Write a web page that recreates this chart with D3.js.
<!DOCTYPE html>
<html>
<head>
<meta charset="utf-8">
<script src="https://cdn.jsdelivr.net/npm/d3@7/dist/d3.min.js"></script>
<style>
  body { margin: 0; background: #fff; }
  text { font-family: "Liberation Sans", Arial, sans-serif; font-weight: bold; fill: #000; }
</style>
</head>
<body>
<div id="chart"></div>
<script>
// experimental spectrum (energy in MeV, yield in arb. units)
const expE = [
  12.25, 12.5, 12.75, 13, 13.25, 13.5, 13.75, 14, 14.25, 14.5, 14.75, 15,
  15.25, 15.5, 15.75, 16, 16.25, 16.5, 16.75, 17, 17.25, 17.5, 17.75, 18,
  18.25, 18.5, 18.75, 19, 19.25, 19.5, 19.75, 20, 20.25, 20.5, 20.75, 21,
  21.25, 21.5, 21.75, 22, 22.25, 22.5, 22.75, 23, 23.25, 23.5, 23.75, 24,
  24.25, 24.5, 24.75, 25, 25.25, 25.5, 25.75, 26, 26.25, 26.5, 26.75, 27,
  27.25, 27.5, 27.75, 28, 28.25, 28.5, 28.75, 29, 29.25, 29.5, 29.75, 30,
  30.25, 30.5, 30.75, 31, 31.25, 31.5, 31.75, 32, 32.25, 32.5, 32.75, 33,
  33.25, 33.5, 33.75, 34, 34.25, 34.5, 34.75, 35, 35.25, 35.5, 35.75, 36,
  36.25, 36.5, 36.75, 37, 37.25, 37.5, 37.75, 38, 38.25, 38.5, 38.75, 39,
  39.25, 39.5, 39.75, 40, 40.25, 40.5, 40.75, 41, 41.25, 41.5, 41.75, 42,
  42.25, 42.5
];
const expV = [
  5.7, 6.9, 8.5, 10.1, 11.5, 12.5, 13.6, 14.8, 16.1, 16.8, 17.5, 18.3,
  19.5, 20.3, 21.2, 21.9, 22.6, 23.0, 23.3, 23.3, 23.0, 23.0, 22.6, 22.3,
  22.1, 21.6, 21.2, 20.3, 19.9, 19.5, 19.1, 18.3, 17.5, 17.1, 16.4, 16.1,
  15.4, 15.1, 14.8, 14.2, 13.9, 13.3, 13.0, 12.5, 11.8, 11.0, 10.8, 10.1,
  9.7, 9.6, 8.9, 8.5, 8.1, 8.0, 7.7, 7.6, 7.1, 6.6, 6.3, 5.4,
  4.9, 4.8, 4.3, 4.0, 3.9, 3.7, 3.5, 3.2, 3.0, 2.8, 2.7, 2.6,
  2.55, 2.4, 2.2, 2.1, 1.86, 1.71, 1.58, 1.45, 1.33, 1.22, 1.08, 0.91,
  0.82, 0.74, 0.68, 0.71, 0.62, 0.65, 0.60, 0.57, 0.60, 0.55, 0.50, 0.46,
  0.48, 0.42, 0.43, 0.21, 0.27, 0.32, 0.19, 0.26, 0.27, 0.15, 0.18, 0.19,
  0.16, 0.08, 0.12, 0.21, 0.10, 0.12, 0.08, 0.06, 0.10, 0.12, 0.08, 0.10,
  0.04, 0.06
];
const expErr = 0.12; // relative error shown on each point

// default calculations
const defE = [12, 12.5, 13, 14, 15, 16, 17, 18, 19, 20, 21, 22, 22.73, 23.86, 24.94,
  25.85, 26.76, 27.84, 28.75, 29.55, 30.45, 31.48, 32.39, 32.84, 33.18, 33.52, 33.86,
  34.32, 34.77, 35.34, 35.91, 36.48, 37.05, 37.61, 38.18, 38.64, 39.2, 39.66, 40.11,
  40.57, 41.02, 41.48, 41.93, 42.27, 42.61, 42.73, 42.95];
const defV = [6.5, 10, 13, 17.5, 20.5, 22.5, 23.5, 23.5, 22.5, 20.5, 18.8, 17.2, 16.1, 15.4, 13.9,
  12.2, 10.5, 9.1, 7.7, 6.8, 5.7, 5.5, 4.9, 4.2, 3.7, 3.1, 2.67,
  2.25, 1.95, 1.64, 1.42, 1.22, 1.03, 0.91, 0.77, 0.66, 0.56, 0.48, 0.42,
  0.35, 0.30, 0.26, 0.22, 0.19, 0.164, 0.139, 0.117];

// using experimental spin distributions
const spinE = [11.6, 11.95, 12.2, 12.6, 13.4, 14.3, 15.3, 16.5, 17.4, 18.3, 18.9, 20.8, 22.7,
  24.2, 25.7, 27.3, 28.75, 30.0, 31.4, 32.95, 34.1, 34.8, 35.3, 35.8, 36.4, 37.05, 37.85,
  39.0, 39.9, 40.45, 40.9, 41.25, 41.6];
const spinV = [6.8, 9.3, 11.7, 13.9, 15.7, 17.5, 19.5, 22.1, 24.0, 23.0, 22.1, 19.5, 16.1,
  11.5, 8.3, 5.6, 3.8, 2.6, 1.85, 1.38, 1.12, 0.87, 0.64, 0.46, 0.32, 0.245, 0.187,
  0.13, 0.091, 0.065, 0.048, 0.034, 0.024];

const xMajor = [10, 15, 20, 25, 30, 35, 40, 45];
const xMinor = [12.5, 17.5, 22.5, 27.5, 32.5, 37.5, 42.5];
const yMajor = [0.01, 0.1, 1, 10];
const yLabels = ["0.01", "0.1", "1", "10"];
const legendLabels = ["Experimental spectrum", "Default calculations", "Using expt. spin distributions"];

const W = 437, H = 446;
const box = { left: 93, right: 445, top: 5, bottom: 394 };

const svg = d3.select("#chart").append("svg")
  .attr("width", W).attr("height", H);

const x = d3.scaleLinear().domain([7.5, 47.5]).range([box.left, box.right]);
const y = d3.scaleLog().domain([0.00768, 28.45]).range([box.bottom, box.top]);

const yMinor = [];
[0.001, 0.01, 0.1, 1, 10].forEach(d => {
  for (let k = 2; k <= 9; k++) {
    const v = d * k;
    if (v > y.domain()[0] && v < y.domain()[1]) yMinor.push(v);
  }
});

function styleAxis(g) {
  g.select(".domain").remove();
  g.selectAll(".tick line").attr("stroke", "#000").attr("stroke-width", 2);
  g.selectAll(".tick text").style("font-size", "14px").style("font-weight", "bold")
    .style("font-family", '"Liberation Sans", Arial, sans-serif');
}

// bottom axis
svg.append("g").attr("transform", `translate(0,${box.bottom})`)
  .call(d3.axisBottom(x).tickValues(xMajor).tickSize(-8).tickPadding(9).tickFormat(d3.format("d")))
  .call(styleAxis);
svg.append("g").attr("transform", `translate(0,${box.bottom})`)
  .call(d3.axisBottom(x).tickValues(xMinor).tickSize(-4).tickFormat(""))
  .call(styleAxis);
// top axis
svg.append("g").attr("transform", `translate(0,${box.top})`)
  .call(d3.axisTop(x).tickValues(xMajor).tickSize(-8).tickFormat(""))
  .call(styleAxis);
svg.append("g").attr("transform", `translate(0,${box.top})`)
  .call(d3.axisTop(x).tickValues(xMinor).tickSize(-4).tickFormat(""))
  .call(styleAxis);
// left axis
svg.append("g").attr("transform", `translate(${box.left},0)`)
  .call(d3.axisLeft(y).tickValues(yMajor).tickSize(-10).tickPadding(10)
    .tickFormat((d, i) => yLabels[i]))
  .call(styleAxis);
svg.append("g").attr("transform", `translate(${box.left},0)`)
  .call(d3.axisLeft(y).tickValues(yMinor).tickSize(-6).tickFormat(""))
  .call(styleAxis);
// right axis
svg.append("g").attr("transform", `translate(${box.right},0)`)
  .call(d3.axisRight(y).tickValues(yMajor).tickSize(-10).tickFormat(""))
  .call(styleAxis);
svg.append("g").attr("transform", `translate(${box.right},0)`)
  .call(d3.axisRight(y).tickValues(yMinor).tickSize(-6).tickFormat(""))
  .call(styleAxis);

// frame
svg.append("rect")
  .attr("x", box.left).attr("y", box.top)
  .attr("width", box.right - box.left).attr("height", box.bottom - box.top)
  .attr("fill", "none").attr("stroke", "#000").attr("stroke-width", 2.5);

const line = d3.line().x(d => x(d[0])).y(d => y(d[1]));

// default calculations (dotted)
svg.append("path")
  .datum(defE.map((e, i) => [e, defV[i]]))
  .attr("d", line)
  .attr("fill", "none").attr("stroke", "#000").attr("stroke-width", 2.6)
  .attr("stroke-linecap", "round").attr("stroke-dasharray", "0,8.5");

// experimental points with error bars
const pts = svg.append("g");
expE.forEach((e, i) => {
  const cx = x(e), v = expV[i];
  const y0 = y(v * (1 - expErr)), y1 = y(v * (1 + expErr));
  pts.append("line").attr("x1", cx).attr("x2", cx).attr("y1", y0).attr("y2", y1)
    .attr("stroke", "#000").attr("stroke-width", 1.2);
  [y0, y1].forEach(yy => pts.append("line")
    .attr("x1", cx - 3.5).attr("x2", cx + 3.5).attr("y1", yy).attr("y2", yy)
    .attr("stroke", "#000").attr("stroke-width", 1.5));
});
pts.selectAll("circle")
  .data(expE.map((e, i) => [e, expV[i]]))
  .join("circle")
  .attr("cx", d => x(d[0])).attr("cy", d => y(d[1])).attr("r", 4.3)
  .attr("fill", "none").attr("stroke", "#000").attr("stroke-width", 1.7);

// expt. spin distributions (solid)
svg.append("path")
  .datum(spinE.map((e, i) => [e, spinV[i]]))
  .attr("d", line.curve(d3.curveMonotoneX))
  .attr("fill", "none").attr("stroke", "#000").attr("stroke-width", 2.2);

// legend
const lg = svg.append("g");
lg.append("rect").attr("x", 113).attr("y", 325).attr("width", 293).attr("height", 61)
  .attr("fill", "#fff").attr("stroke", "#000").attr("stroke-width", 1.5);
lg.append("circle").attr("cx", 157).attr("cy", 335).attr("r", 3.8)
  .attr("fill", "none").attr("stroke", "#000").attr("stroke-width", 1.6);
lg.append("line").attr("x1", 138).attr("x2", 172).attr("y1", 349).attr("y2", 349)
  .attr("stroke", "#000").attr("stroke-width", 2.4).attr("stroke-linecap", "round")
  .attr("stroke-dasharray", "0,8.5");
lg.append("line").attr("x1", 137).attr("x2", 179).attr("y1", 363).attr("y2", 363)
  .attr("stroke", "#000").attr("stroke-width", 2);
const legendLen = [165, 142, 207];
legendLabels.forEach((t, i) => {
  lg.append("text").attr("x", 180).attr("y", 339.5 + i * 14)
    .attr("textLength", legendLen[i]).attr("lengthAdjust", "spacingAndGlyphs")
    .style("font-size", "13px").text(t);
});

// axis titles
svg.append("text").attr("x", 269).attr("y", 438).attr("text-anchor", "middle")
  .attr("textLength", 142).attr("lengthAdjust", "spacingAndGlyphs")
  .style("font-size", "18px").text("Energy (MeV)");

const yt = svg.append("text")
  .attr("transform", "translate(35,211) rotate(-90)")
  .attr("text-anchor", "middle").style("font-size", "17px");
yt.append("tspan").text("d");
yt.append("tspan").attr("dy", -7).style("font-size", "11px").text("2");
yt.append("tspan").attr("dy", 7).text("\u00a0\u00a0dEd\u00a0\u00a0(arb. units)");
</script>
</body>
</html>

————

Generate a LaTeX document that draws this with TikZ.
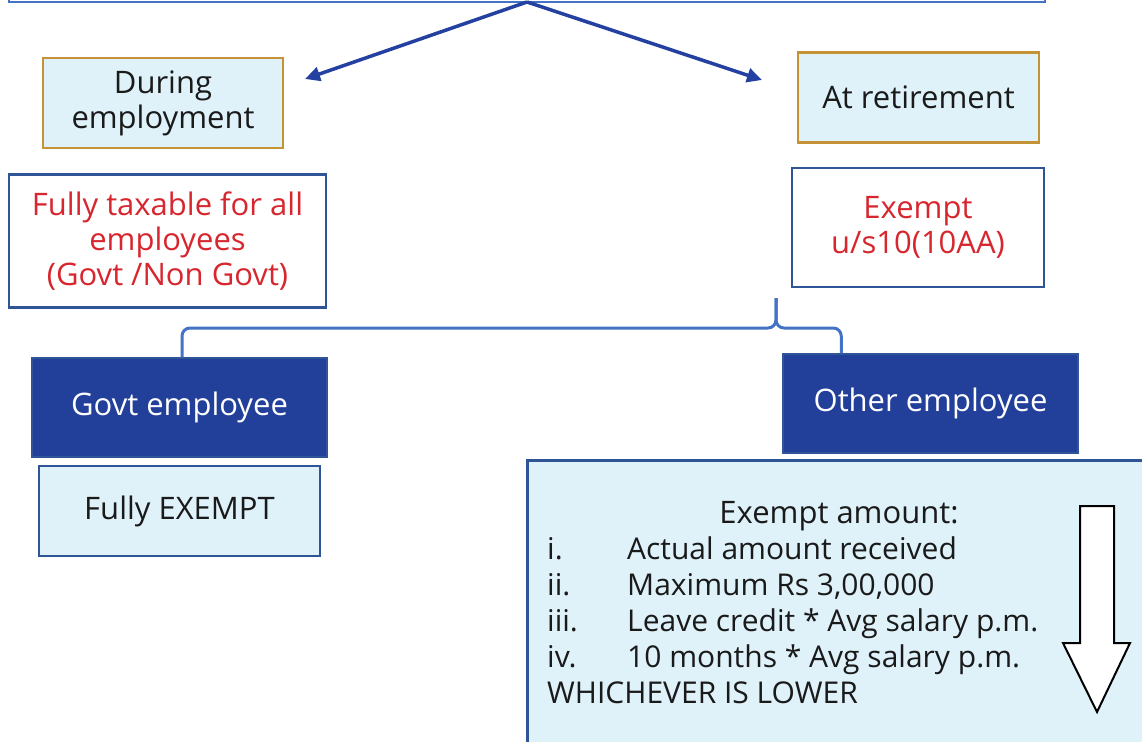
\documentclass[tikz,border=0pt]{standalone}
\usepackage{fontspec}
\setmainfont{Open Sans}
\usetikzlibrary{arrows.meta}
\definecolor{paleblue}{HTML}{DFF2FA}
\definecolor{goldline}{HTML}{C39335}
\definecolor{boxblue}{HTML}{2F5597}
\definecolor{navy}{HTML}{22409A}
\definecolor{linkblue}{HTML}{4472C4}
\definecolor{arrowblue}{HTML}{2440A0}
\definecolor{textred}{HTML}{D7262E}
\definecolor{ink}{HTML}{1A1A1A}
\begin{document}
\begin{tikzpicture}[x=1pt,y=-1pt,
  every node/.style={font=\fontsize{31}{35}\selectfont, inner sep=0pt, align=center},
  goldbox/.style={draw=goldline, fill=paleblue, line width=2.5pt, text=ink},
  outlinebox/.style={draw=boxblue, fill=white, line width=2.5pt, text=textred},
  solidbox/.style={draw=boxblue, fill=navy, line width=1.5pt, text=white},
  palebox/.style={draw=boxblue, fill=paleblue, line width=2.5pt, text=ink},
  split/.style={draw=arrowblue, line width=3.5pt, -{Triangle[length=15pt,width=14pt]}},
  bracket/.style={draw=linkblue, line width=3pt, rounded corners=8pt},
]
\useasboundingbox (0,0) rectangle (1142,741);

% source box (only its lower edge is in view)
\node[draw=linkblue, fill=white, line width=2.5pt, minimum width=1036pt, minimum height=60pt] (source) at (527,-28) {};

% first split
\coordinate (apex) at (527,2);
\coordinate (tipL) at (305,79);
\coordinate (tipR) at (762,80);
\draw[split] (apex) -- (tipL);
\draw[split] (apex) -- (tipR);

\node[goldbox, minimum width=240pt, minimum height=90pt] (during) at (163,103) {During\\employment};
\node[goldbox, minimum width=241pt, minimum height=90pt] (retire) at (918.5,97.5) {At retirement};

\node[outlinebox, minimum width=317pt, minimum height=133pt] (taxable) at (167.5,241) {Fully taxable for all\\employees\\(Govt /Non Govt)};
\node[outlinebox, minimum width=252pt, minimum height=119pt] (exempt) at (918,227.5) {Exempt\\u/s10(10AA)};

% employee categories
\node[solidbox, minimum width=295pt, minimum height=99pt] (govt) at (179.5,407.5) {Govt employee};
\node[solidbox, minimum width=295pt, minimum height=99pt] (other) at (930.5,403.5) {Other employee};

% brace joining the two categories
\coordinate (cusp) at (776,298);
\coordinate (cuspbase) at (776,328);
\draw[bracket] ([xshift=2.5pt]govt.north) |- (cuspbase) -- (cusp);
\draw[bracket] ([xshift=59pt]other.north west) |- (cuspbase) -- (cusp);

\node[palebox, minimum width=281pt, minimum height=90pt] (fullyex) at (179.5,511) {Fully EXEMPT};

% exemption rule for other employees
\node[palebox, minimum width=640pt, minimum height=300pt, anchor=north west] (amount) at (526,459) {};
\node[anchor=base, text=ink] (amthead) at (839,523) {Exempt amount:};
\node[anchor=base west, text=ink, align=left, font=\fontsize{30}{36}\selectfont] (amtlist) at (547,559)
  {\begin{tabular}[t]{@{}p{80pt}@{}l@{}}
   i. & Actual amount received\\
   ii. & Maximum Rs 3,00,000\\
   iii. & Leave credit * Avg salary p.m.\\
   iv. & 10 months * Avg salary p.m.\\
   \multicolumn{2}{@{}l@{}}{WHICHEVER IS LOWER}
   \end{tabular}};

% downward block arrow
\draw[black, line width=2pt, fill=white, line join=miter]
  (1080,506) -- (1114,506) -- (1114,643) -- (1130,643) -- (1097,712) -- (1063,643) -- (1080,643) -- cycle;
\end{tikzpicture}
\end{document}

————

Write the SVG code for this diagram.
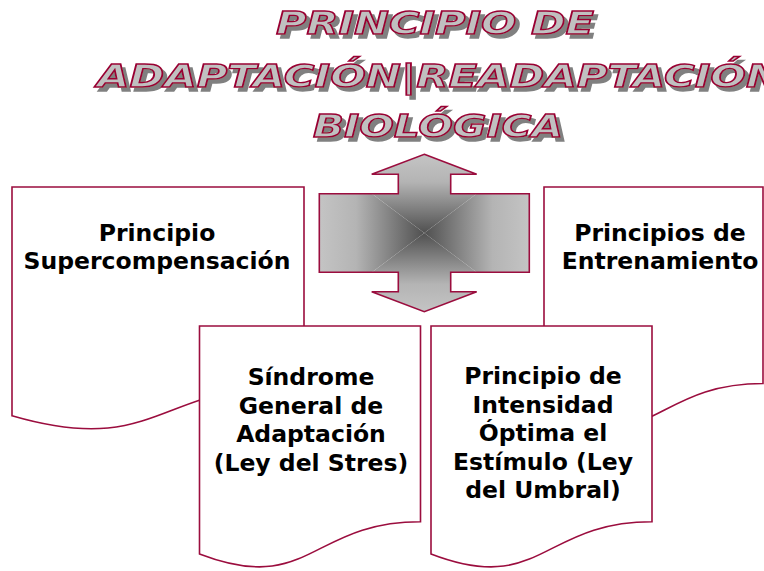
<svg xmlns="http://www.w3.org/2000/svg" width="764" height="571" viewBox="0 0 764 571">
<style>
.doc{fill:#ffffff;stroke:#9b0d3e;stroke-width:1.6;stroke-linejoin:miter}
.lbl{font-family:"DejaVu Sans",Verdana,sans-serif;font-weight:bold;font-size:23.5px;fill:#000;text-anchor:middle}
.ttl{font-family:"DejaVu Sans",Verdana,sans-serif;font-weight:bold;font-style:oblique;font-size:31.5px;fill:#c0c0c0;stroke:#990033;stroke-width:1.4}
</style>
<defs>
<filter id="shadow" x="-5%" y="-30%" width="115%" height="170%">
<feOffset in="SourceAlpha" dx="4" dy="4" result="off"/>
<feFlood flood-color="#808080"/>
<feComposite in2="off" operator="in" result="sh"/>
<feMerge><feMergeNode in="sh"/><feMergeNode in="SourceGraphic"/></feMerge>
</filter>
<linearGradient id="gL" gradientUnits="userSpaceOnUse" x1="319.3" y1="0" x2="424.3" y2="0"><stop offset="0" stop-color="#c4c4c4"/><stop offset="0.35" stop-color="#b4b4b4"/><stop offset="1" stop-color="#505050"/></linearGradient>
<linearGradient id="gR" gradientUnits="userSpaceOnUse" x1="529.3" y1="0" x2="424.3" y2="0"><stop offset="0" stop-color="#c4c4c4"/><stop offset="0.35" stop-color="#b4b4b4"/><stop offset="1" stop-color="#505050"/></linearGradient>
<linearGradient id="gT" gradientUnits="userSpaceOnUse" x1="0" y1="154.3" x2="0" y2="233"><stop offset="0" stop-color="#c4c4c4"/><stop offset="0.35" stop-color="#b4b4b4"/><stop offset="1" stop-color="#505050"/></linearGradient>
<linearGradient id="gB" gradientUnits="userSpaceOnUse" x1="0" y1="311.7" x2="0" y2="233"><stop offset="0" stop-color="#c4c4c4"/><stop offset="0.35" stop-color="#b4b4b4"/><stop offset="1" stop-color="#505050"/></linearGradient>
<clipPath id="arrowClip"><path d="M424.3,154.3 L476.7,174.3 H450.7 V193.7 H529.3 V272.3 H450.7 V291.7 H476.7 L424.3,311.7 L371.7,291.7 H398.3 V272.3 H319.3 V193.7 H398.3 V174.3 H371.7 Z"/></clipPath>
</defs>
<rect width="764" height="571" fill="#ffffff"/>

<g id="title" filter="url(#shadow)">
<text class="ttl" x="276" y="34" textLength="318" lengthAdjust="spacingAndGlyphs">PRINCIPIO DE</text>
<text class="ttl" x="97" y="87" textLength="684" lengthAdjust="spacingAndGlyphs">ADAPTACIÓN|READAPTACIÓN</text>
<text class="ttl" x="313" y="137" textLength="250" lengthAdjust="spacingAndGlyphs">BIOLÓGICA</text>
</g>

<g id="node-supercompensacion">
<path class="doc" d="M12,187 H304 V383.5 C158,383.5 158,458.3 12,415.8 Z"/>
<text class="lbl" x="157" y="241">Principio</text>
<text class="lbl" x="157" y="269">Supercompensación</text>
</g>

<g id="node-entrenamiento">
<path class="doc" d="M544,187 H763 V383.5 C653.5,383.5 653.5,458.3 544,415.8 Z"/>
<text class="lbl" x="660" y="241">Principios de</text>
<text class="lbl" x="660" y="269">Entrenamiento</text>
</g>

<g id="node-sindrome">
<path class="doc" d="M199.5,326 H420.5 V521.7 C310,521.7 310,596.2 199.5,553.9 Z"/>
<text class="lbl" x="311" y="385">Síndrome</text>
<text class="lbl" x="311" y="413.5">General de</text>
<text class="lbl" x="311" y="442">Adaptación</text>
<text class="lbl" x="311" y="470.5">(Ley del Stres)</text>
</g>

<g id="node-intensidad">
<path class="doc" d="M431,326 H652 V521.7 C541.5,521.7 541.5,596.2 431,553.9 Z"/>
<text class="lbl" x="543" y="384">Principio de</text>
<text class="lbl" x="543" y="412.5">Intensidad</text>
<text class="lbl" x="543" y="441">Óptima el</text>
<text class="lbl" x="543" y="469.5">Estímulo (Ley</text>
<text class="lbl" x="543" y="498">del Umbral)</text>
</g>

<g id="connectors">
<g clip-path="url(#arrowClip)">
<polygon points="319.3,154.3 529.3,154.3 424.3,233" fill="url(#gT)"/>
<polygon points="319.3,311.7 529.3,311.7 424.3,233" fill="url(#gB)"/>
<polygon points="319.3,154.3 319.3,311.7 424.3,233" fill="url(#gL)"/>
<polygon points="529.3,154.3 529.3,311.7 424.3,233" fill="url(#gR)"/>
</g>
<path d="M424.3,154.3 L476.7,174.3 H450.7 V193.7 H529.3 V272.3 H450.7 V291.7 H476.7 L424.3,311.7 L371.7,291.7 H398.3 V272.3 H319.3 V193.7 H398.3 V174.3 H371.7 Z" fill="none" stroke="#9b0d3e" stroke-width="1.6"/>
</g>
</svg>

————

> _GOAL OF THE EXERCISE_
Report how many lines of the entries hold the word "that". Nothing else is needed.

> _OUTPUT BELOW_
2